__Aim__
All lines in the records below from the line with "Recreate this image" through the line with "import seaborn as sns" are to be given again exactly, both ends included; the pictures are to be left out.

__Entries with chart source code__
● ● ● ● ● ● ●

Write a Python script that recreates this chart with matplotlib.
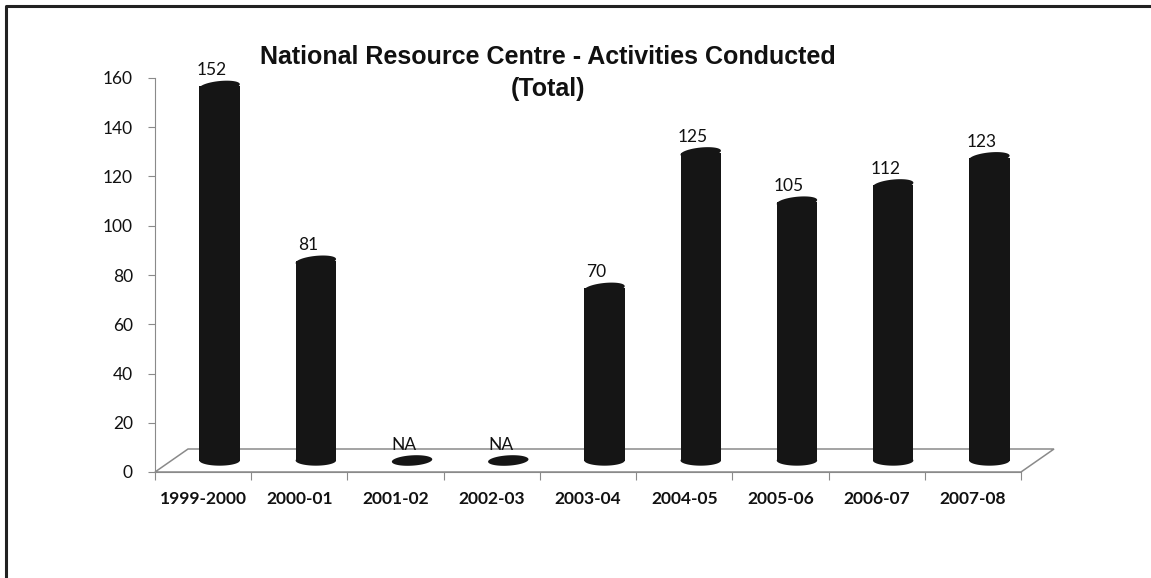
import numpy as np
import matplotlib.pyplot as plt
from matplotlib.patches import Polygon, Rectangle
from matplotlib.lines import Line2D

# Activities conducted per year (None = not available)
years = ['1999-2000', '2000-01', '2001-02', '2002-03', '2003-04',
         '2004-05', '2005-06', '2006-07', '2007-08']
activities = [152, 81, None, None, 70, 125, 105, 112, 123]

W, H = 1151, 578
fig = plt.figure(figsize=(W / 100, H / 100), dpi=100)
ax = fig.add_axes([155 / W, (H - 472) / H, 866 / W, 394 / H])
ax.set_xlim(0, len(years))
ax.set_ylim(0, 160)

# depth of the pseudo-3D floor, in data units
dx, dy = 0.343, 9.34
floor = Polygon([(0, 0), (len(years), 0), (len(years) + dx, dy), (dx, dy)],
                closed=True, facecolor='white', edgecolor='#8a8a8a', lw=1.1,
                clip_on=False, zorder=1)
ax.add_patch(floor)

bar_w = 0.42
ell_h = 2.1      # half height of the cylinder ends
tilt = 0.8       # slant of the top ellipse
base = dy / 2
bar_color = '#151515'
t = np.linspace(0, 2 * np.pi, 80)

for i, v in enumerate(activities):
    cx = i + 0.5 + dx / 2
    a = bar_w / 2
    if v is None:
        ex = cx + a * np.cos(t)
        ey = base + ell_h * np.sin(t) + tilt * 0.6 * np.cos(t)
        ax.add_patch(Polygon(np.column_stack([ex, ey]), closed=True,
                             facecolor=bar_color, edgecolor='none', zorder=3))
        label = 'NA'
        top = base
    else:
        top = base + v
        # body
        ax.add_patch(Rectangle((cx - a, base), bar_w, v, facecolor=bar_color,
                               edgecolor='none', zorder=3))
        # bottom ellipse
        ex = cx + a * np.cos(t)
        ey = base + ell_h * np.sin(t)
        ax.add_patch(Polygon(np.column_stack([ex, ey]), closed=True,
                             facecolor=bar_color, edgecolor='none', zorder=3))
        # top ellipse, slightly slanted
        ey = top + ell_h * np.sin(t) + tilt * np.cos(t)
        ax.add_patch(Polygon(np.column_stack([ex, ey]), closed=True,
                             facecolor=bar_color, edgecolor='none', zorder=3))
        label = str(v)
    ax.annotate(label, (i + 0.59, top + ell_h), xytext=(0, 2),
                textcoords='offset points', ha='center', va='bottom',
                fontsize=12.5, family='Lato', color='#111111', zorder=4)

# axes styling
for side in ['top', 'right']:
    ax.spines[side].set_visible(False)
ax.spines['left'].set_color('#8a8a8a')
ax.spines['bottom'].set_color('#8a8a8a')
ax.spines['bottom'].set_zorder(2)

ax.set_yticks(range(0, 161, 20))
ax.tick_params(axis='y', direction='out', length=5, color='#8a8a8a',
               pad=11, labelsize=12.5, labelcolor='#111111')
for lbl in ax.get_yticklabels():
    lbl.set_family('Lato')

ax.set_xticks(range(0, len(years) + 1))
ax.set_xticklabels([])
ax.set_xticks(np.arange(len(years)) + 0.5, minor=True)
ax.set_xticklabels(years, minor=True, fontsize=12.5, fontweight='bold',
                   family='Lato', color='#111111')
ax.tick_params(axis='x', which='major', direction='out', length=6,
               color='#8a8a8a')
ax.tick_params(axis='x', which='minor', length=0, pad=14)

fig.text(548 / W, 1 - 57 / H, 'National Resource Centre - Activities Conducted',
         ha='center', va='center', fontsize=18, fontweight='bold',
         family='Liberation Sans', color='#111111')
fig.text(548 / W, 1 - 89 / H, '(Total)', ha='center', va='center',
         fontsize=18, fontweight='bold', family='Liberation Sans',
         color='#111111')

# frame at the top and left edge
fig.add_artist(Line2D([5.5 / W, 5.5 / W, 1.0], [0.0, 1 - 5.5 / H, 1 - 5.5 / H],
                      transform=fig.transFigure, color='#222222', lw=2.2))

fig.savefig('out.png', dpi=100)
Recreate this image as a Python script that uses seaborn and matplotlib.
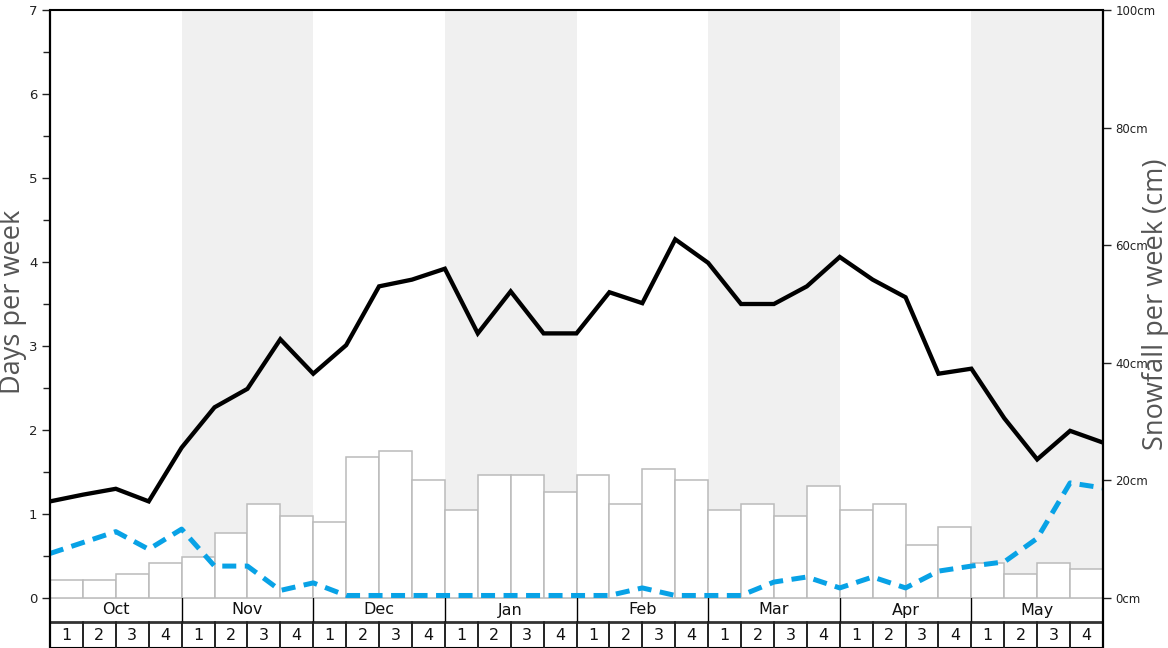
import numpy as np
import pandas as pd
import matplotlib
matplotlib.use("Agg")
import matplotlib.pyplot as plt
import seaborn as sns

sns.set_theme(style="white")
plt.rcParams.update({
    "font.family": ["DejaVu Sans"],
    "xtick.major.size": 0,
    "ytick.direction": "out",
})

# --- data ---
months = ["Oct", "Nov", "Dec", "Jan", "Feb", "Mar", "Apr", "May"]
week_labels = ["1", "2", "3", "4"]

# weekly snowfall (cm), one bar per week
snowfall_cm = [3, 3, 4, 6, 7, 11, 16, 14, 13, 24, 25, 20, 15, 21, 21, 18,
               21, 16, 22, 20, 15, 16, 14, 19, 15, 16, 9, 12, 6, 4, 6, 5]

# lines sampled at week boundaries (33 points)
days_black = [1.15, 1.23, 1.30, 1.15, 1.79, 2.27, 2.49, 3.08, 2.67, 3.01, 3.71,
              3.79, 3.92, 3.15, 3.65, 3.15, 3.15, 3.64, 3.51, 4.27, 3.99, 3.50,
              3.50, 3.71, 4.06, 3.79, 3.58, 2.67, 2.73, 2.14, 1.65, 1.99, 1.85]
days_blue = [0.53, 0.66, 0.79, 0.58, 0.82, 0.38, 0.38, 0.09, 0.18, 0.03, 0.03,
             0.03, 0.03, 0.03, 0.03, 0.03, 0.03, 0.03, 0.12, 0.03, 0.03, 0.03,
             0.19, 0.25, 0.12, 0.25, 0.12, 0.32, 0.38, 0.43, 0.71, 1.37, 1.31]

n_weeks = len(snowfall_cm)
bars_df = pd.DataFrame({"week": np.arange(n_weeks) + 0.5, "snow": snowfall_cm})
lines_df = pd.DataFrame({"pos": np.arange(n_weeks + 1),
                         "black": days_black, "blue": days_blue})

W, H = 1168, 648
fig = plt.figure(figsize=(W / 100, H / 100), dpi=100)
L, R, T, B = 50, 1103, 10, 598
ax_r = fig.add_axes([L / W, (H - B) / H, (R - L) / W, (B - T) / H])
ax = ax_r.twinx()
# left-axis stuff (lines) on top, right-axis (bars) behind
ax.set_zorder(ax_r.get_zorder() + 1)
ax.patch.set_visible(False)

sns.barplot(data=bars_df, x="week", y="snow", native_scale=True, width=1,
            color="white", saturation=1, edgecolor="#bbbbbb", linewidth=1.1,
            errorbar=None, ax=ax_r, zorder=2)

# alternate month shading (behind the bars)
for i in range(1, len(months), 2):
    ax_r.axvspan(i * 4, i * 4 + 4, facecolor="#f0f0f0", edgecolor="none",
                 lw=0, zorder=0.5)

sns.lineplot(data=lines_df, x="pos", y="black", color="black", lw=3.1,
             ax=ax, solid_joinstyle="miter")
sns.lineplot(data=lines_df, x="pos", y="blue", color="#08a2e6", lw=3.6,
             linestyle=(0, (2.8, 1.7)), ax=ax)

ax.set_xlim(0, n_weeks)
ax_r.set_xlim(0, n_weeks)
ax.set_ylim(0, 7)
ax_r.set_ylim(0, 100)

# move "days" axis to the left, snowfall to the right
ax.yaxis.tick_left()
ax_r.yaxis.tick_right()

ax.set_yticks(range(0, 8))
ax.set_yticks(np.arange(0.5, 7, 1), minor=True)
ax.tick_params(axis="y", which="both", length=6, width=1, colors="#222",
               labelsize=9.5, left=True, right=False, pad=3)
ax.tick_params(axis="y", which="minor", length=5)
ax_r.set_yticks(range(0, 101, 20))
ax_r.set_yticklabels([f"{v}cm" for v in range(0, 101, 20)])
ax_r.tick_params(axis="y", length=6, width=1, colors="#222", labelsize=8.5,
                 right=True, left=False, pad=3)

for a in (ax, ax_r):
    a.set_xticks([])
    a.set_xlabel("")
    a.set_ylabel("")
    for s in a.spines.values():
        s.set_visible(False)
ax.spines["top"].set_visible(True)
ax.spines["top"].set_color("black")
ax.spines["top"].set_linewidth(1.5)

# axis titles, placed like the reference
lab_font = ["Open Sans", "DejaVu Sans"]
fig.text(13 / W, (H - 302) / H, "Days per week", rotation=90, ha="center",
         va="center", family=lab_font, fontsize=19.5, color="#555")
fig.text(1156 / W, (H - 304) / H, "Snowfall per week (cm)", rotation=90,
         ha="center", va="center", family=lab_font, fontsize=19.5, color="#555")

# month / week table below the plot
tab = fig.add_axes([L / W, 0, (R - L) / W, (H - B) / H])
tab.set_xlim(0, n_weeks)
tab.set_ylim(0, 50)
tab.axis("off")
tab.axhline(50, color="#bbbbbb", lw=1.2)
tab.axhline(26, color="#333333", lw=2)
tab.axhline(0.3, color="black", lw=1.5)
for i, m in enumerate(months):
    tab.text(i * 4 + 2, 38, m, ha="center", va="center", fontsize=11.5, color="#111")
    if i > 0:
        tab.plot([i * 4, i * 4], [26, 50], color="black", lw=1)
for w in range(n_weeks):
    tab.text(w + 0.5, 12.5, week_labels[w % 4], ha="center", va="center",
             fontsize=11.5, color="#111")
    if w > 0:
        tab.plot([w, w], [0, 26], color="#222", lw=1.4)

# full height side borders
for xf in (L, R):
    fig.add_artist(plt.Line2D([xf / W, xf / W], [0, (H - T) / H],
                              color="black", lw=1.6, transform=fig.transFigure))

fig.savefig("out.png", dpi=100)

● ● ● ● ● ● ●

__Solved exercise__
Recreate this image as a Python script that uses seaborn and matplotlib.
import numpy as np
import pandas as pd
import matplotlib
matplotlib.use("Agg")
import matplotlib.pyplot as plt
import seaborn as sns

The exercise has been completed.